[start]

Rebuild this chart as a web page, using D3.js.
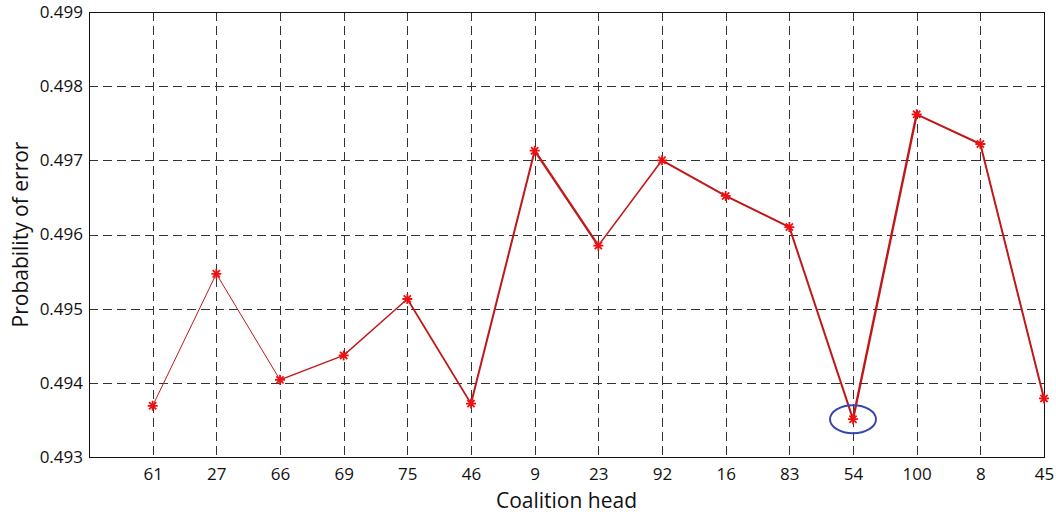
<!DOCTYPE html>
<html>
<head>
<meta charset="utf-8">
<script src="https://cdn.jsdelivr.net/npm/d3@7"></script>
<style>
  body { margin: 0; background: #fff; }
  text { font-family: "Open Sans", "Noto Sans", sans-serif; fill: #111; }
</style>
</head>
<body>
<div id="canvas"></div>
<script>
// data
const heads = ['61', '27', '66', '69', '75', '46', '9', '23', '92', '16', '83', '54', '100', '8', '45'];
const errProb = [0.49369, 0.49547, 0.49404, 0.49437, 0.49513, 0.49372, 0.49713, 0.49585,
                 0.49700, 0.49652, 0.49610, 0.49351, 0.49762, 0.49722, 0.49379];
const yTicks = [0.493, 0.494, 0.495, 0.496, 0.497, 0.498, 0.499];
const markedHead = '54';

// segment thickness, the original line gets heavier to the right
const segWidth = [1, 1, 1.4, 1.4, 1.8, 2, 2.4, 1.6, 2, 2, 2, 2.4, 2, 2];

const width = 1056, height = 515;
const margin = { top: 12, right: 12, bottom: 58, left: 89 };
const graphWidth = width - margin.left - margin.right;
const graphHeight = height - margin.top - margin.bottom;

const svg = d3.select('#canvas')
  .append('svg')
  .attr('width', width)
  .attr('height', height);

const graph = svg.append('g')
  .attr('transform', `translate(${margin.left}, ${margin.top})`);

// scales
const x = d3.scaleLinear().domain([0, heads.length]).range([0, graphWidth]);
const y = d3.scaleLinear().domain([0.493, 0.499]).range([graphHeight, 0]);

const data = heads.map((h, i) => ({ head: h, pos: i + 1, value: errProb[i] }));

// grid lines
graph.append('g')
  .selectAll('line')
  .data(yTicks.slice(1, -1))
  .enter().append('line')
    .attr('x1', 0)
    .attr('x2', graphWidth)
    .attr('y1', d => Math.round(y(d)) + 0.5)
    .attr('y2', d => Math.round(y(d)) + 0.5)
    .attr('stroke', '#333')
    .attr('stroke-width', 1)
    .attr('stroke-dasharray', '9,5');

graph.append('g')
  .selectAll('line')
  .data(data)
  .enter().append('line')
    .attr('x1', d => Math.round(x(d.pos)) + 0.5)
    .attr('x2', d => Math.round(x(d.pos)) + 0.5)
    .attr('y1', 0)
    .attr('y2', graphHeight)
    .attr('stroke', '#333')
    .attr('stroke-width', 1)
    .attr('stroke-dasharray', '9,5');

// frame
graph.append('rect')
  .attr('x', 0.5)
  .attr('y', 0.5)
  .attr('width', graphWidth)
  .attr('height', graphHeight)
  .attr('fill', 'none')
  .attr('stroke', '#111')
  .attr('stroke-width', 1);

// axes
const xAxis = d3.axisBottom(x)
  .tickValues(data.map(d => d.pos))
  .tickFormat((d, i) => heads[i])
  .tickSize(0)
  .tickPadding(11);

const yAxis = d3.axisLeft(y)
  .tickValues(yTicks)
  .tickFormat(d3.format('.3f'))
  .tickSize(0)
  .tickPadding(6);

const xAxisGroup = graph.append('g')
  .attr('transform', `translate(0, ${graphHeight})`)
  .call(xAxis);
const yAxisGroup = graph.append('g').call(yAxis);

[xAxisGroup, yAxisGroup].forEach(g => {
  g.select('.domain').remove();
  g.selectAll('text')
    .style('font-family', '"Open Sans", "Noto Sans", sans-serif')
    .style('font-size', '17px')
    .attr('fill', '#111');
});

// axis titles
svg.append('text')
  .attr('x', margin.left + graphWidth / 2)
  .attr('y', 508)
  .attr('text-anchor', 'middle')
  .style('font-size', '21px')
  .text('Coalition head');

svg.append('text')
  .attr('transform', `translate(28, ${margin.top + graphHeight / 2}) rotate(-90)`)
  .attr('text-anchor', 'middle')
  .style('font-size', '21px')
  .text('Probability of error');

// line, drawn one segment at a time
const line = d3.line()
  .x(d => x(d.pos))
  .y(d => y(d.value));

graph.append('g')
  .selectAll('path')
  .data(d3.pairs(data))
  .enter().append('path')
    .attr('d', line)
    .attr('fill', 'none')
    .attr('stroke', '#c01818')
    .attr('stroke-width', (d, i) => segWidth[i])
    .attr('stroke-linecap', 'round');

// asterisk markers
const star = 'M-5,0H5M0,-5V5M-3.6,-3.6L3.6,3.6M-3.6,3.6L3.6,-3.6';
graph.append('g')
  .selectAll('path')
  .data(data)
  .enter().append('path')
    .attr('transform', d => `translate(${x(d.pos)}, ${y(d.value)})`)
    .attr('d', star)
    .attr('fill', 'none')
    .attr('stroke', '#ee1111')
    .attr('stroke-width', 1.8);

// highlight the minimum
const marked = data.find(d => d.head === markedHead);
graph.append('ellipse')
  .attr('cx', x(marked.pos))
  .attr('cy', y(marked.value))
  .attr('rx', 23)
  .attr('ry', 14)
  .attr('fill', 'none')
  .attr('stroke', '#3a46b0')
  .attr('stroke-width', 2);
</script>
</body>
</html>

[end]

### Exercise
Copy the data character for character, but drop all pictures from the copy.

### Task response
Rebuild this chart as a web page, using D3.js.
<!DOCTYPE html>
<html>
<head>
<meta charset="utf-8">
<script src="https://cdn.jsdelivr.net/npm/d3@7"></script>
<style>
  body { margin: 0; background: #fff; }
  text { font-family: "Open Sans", "Noto Sans", sans-serif; fill: #111; }
</style>
</head>
<body>
<div id="canvas"></div>
<script>
// data
const heads = ['61', '27', '66', '69', '75', '46', '9', '23', '92', '16', '83', '54', '100', '8', '45'];
const errProb = [0.49369, 0.49547, 0.49404, 0.49437, 0.49513, 0.49372, 0.49713, 0.49585,
                 0.49700, 0.49652, 0.49610, 0.49351, 0.49762, 0.49722, 0.49379];
const yTicks = [0.493, 0.494, 0.495, 0.496, 0.497, 0.498, 0.499];
const markedHead = '54';

// segment thickness, the original line gets heavier to the right
const segWidth = [1, 1, 1.4, 1.4, 1.8, 2, 2.4, 1.6, 2, 2, 2, 2.4, 2, 2];

const width = 1056, height = 515;
const margin = { top: 12, right: 12, bottom: 58, left: 89 };
const graphWidth = width - margin.left - margin.right;
const graphHeight = height - margin.top - margin.bottom;

const svg = d3.select('#canvas')
  .append('svg')
  .attr('width', width)
  .attr('height', height);

const graph = svg.append('g')
  .attr('transform', `translate(${margin.left}, ${margin.top})`);

// scales
const x = d3.scaleLinear().domain([0, heads.length]).range([0, graphWidth]);
const y = d3.scaleLinear().domain([0.493, 0.499]).range([graphHeight, 0]);

const data = heads.map((h, i) => ({ head: h, pos: i + 1, value: errProb[i] }));

// grid lines
graph.append('g')
  .selectAll('line')
  .data(yTicks.slice(1, -1))
  .enter().append('line')
    .attr('x1', 0)
    .attr('x2', graphWidth)
    .attr('y1', d => Math.round(y(d)) + 0.5)
    .attr('y2', d => Math.round(y(d)) + 0.5)
    .attr('stroke', '#333')
    .attr('stroke-width', 1)
    .attr('stroke-dasharray', '9,5');

graph.append('g')
  .selectAll('line')
  .data(data)
  .enter().append('line')
    .attr('x1', d => Math.round(x(d.pos)) + 0.5)
    .attr('x2', d => Math.round(x(d.pos)) + 0.5)
    .attr('y1', 0)
    .attr('y2', graphHeight)
    .attr('stroke', '#333')
    .attr('stroke-width', 1)
    .attr('stroke-dasharray', '9,5');

// frame
graph.append('rect')
  .attr('x', 0.5)
  .attr('y', 0.5)
  .attr('width', graphWidth)
  .attr('height', graphHeight)
  .attr('fill', 'none')
  .attr('stroke', '#111')
  .attr('stroke-width', 1);

// axes
const xAxis = d3.axisBottom(x)
  .tickValues(data.map(d => d.pos))
  .tickFormat((d, i) => heads[i])
  .tickSize(0)
  .tickPadding(11);

const yAxis = d3.axisLeft(y)
  .tickValues(yTicks)
  .tickFormat(d3.format('.3f'))
  .tickSize(0)
  .tickPadding(6);

const xAxisGroup = graph.append('g')
  .attr('transform', `translate(0, ${graphHeight})`)
  .call(xAxis);
const yAxisGroup = graph.append('g').call(yAxis);

[xAxisGroup, yAxisGroup].forEach(g => {
  g.select('.domain').remove();
  g.selectAll('text')
    .style('font-family', '"Open Sans", "Noto Sans", sans-serif')
    .style('font-size', '17px')
    .attr('fill', '#111');
});

// axis titles
svg.append('text')
  .attr('x', margin.left + graphWidth / 2)
  .attr('y', 508)
  .attr('text-anchor', 'middle')
  .style('font-size', '21px')
  .text('Coalition head');

svg.append('text')
  .attr('transform', `translate(28, ${margin.top + graphHeight / 2}) rotate(-90)`)
  .attr('text-anchor', 'middle')
  .style('font-size', '21px')
  .text('Probability of error');

// line, drawn one segment at a time
const line = d3.line()
  .x(d => x(d.pos))
  .y(d => y(d.value));

graph.append('g')
  .selectAll('path')
  .data(d3.pairs(data))
  .enter().append('path')
    .attr('d', line)
    .attr('fill', 'none')
    .attr('stroke', '#c01818')
    .attr('stroke-width', (d, i) => segWidth[i])
    .attr('stroke-linecap', 'round');

// asterisk markers
const star = 'M-5,0H5M0,-5V5M-3.6,-3.6L3.6,3.6M-3.6,3.6L3.6,-3.6';
graph.append('g')
  .selectAll('path')
  .data(data)
  .enter().append('path')
    .attr('transform', d => `translate(${x(d.pos)}, ${y(d.value)})`)
    .attr('d', star)
    .attr('fill', 'none')
    .attr('stroke', '#ee1111')
    .attr('stroke-width', 1.8);

// highlight the minimum
const marked = data.find(d => d.head === markedHead);
graph.append('ellipse')
  .attr('cx', x(marked.pos))
  .attr('cy', y(marked.value))
  .attr('rx', 23)
  .attr('ry', 14)
  .attr('fill', 'none')
  .attr('stroke', '#3a46b0')
  .attr('stroke-width', 2);
</script>
</body>
</html>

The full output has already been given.